Sixty-seven per cent of those surveyed said President Musharraf should resign immediately, according to the poll by the International Republican Institute (IRI), a conservative-leaning civic group based in Washington.

A full 70 per cent judged that his government did not deserve re-election and two-thirds “expressed anger at the current state of affairs, desired change and were anti-Musharraf,” the IRI said.

The results also appeared to show widespread discontent with the US-backed proposal of a power-sharing arrangement between Musharraf and opposition leader Benazir Bhutto, with 60 per cent opposing the idea.

A majority (58 per cent) indicated they would prefer to see in power an opposition alliance composed of key anti-Musharraf figures, including former premiers Benazir and Nawaz Sharif.

Only one-third were “supportive of President Musharraf and were positive about the condition of the country”, while 56 per cent said the army should stay out of civilian government, it said.

On the imposition of emergency on Nov 3 and the dismissal of the Supreme Court judges, the poll said that the voters overwhelmingly opposed the measure.

Musharraf’s move polarised the country, and this polarisation carries through the other attitudes and opinions of the Pakistani electorate. This line of polarisation splits the electorate into two parts, at roughly the two-third and one-third divide. Throughout the poll, 25 to 33 per cent remained supportive of President Musharraf and were positive about the condition of the country. Seventy-five to 66 per cent expressed anger at the current state of affairs, desired change and were anti-Musharraf.
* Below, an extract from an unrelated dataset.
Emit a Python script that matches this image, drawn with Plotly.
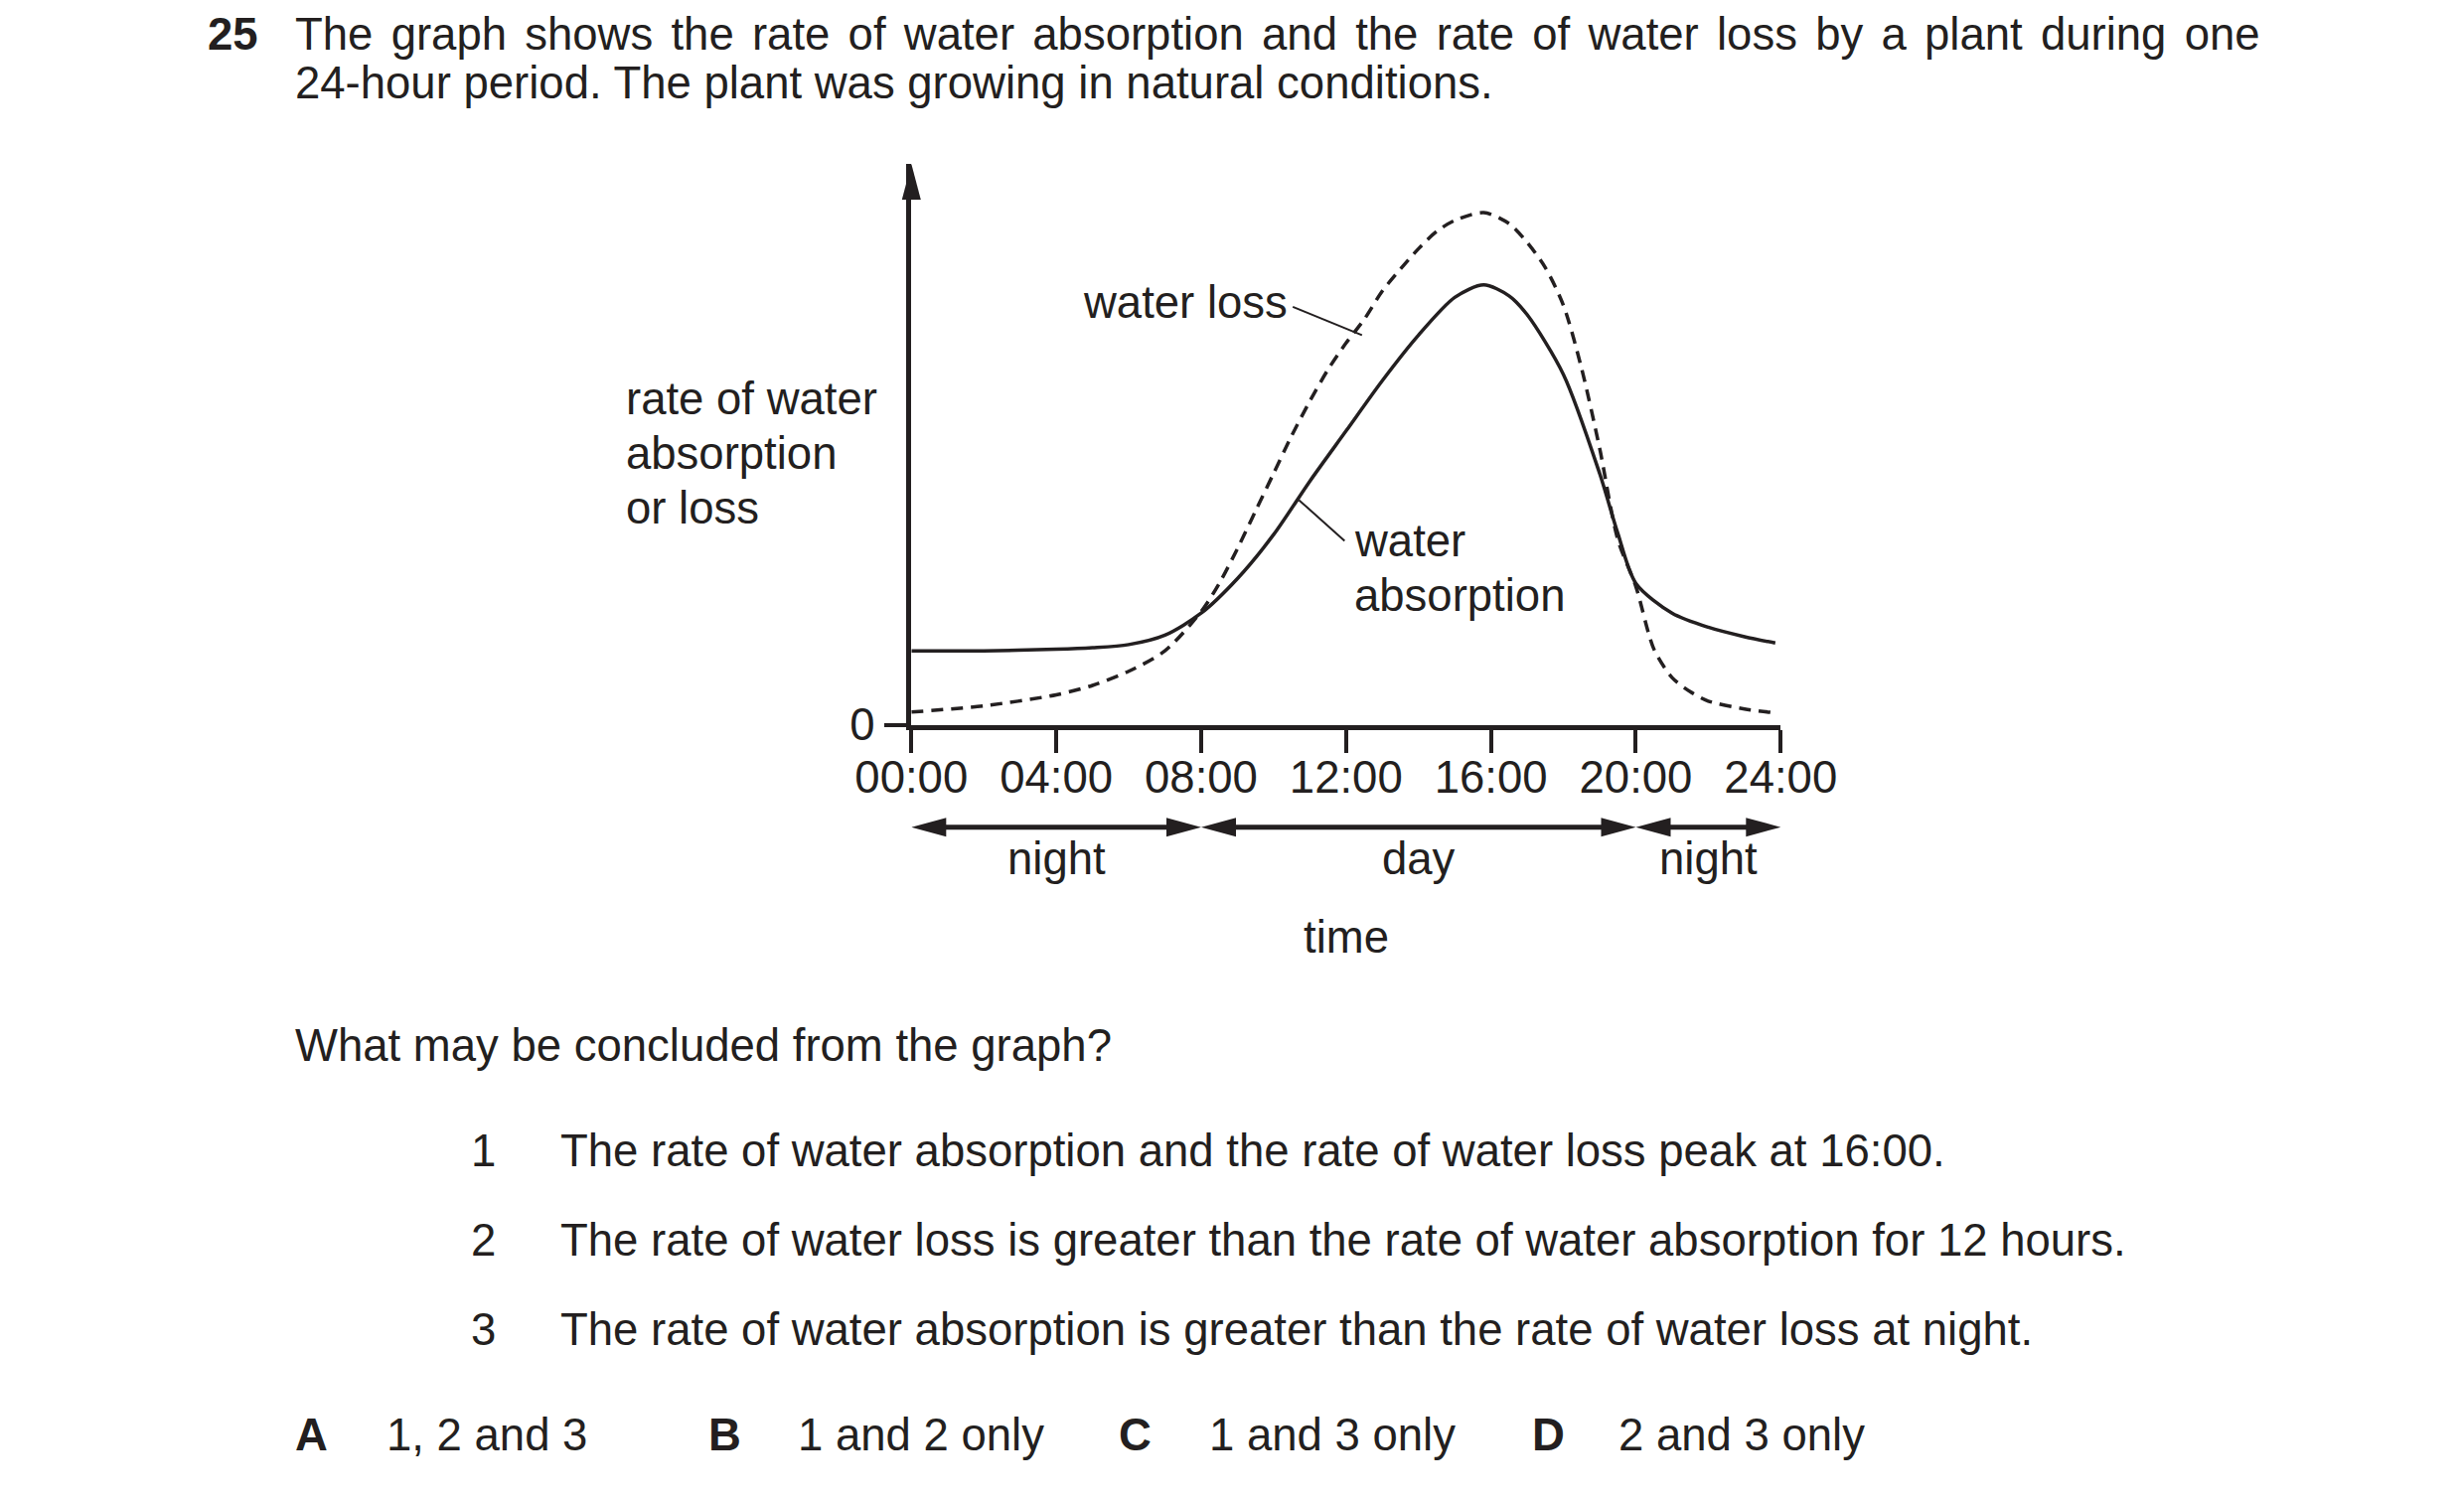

• When asked if they supported or opposed the declaration of emergency, 26 per cent said they supported it while 70 per cent said they opposed; 57 per cent said that they strongly opposed the measure.
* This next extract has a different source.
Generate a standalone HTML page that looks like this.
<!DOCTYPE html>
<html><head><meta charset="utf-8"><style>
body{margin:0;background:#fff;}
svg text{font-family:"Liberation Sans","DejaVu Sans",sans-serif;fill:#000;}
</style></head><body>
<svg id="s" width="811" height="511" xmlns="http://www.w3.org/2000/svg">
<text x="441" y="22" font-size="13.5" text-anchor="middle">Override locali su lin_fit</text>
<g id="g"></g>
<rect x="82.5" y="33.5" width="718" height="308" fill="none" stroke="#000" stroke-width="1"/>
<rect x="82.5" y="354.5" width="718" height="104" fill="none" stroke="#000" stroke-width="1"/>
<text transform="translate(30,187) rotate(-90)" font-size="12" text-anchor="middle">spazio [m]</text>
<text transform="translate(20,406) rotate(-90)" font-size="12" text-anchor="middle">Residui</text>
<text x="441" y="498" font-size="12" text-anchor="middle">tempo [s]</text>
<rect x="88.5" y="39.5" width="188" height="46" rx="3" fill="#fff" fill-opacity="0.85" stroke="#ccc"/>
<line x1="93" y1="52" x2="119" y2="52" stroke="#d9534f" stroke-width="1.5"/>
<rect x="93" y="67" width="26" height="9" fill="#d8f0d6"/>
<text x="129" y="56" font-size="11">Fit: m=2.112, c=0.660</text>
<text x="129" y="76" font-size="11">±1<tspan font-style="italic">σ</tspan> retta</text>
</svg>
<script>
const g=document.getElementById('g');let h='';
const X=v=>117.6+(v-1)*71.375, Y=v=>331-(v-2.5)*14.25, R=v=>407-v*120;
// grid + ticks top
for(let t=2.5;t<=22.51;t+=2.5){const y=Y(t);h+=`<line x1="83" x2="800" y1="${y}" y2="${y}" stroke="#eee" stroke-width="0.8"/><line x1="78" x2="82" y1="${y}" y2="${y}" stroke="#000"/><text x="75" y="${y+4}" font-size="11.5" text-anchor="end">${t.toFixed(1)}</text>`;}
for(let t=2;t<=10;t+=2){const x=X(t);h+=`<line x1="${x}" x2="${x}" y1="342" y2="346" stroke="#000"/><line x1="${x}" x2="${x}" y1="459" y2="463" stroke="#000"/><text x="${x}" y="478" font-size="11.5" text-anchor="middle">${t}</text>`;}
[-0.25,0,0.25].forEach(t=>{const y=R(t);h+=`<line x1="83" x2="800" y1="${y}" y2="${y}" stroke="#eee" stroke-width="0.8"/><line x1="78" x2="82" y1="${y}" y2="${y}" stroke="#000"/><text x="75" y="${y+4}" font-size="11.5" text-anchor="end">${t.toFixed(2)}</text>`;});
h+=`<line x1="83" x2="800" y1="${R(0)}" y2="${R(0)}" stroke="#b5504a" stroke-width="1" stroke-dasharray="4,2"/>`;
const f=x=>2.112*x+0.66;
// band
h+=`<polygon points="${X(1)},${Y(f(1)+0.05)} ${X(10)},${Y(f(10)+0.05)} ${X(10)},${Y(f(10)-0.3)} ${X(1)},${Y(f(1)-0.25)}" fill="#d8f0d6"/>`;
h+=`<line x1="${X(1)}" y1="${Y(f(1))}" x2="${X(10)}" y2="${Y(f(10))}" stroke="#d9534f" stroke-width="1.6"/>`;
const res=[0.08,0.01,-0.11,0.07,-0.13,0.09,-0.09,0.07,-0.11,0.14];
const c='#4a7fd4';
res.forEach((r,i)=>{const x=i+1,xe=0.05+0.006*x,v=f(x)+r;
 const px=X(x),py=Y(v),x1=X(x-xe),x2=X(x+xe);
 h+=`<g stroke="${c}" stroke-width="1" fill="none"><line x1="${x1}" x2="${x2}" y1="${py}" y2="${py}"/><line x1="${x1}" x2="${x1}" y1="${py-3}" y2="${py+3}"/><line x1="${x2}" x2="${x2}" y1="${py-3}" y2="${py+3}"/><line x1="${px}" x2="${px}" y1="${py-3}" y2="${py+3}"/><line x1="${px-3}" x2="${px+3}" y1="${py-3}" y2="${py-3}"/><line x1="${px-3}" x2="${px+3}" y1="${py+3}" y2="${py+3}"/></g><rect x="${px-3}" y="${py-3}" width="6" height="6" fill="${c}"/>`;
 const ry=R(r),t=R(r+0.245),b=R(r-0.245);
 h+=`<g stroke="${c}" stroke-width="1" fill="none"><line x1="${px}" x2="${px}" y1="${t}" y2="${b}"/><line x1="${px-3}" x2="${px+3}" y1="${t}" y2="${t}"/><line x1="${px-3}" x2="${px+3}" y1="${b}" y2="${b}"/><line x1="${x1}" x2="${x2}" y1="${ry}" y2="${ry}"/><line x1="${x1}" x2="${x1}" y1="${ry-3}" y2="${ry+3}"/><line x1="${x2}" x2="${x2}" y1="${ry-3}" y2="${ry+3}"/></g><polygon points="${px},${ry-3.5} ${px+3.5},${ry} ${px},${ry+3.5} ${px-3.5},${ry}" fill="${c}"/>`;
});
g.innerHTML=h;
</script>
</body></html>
• Pakistanis also do not accept Musharraf’s stated rationale for the state of emergency declaration. When given a choice between two options, 25 per cent said they thought Musharraf declared the emergency in order to better fight terrorists, while 66 per cent said that it was to prevent the Supreme Court from overturning his re-election for another term as president.
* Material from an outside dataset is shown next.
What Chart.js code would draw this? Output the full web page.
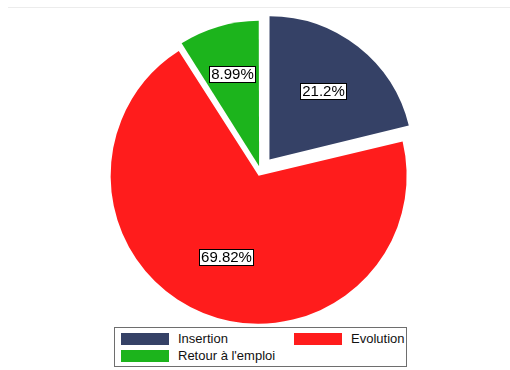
<!DOCTYPE html>
<html>
<head>
<meta charset="utf-8">
<script src="https://cdn.jsdelivr.net/npm/chart.js@4.4.0/dist/chart.umd.min.js"></script>
<style>
  body { margin: 0; background: #fff; font-family: "Liberation Sans", Arial, sans-serif; }
  #wrap { position: relative; width: 510px; height: 370px; overflow: hidden; }
  #frame { position: absolute; left: 8px; right: 0; top: 7px; border-top: 1px solid #ececec; }
  #legend { position: absolute; left: 114px; top: 327px; width: 291px; height: 38px; border: 1px solid #6e6e6e; background: #fff; }
  .item { position: absolute; height: 13px; display: flex; align-items: center; font-size: 13px; color: #111; white-space: nowrap; }
  .sw { width: 48px; height: 12px; margin-right: 9px; }
</style>
</head>
<body>
<div id="wrap">
  <div id="frame"></div>
  <canvas id="pie" width="510" height="370"></canvas>
  <div id="legend"></div>
</div>
<script>
// data
const categories = ['Insertion', 'Evolution', 'Retour à l\'emploi'];
const shares = [21.2, 69.82, 8.99];
const colors = ['#354166', '#ff1c1c', '#1cb41c'];

// explode amount per slice (chart.js offset, it moves offset/4 px)
const explode = [58, 20, 20];
// label distance from slice tip, as part of radius
const labelDist = [0.61, 0.61, 0.67];

const pctLabels = {
  id: 'pctLabels',
  afterDatasetsDraw(chart) {
    const ctx = chart.ctx;
    const meta = chart.getDatasetMeta(0);
    ctx.save();
    ctx.font = '15px "Liberation Sans", Arial, sans-serif';
    ctx.textAlign = 'center';
    ctx.textBaseline = 'middle';
    meta.data.forEach((arc, i) => {
      const mid = (arc.startAngle + arc.endAngle) / 2;
      const d = explode[i] / 4 + labelDist[i] * arc.outerRadius;
      const x = arc.x + Math.cos(mid) * d;
      const y = arc.y + Math.sin(mid) * d;
      const txt = shares[i] + '%';
      const w = Math.round(ctx.measureText(txt).width + 3);
      const h = 16;
      const left = Math.round(x - w / 2), top = Math.round(y - h / 2);
      ctx.fillStyle = '#fff';
      ctx.fillRect(left, top, w, h);
      ctx.strokeStyle = '#000';
      ctx.lineWidth = 1;
      ctx.strokeRect(left + 0.5, top + 0.5, w, h);
      ctx.fillStyle = '#000';
      ctx.fillText(txt, left + w / 2 + 0.5, top + h / 2 + 1);
    });
    ctx.restore();
  }
};

const chart = new Chart(document.getElementById('pie'), {
  type: 'pie',
  data: {
    labels: categories,
    datasets: [{
      data: shares,
      backgroundColor: colors,
      borderWidth: 0,
      offset: explode,
      radius: 143
    }]
  },
  options: {
    responsive: false,
    animation: false,
    events: [],
    layout: { padding: { left: 11, bottom: 28 } },
    plugins: {
      legend: { display: false },
      tooltip: { enabled: false }
    }
  },
  plugins: [pctLabels]
});

// legend box, two columns
const legend = document.getElementById('legend');
categories.forEach((name, i) => {
  const col = i % 2, row = Math.floor(i / 2);
  const it = document.createElement('div');
  it.className = 'item';
  it.style.left = (6 + col * 173) + 'px';
  it.style.top = (4 + row * 17) + 'px';
  it.innerHTML = '<span class="sw" style="background:' + colors[i] + '"></span>' + name;
  legend.appendChild(it);
});
</script>
</body>
</html>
• Voters were also opposed to the various measures that accompanied the state of emergency declaration.

* 71 per cent opposed the suspension of the Constitution;

* 77 per cent opposed the detention of the former Supreme Court justices;

* 76 per cent opposed the closure of TV news channels;

* 73 per cent opposed the swearing-in of new Supreme Court justices;

* 70 per cent opposed the ban on political rallies; and

* 76 per cent opposed the crackdown on lawyers and civil society, and the house arrest of opposition leaders.

• Pakistanis also expressed support for the ongoing protests against the state of emergency, with 62 per cent saying that they supported the protests and 35 per cent saying they opposed them.

• When respondents were asked if they would consider elections held under a state of emergency to be free and fair, 24 per cent said yes and 66 per cent responded no.

The poll noted that Musharraf had already been re-elected to a second presidential term last month, but he could be prosecuted over the state of emergency if he did not secure a two-thirds majority of lawmakers.

The IRI said it surveyed a random sample of 3,520 people across Pakistan, and the poll carried a margin of error of plus or minus 1.69 percentage points.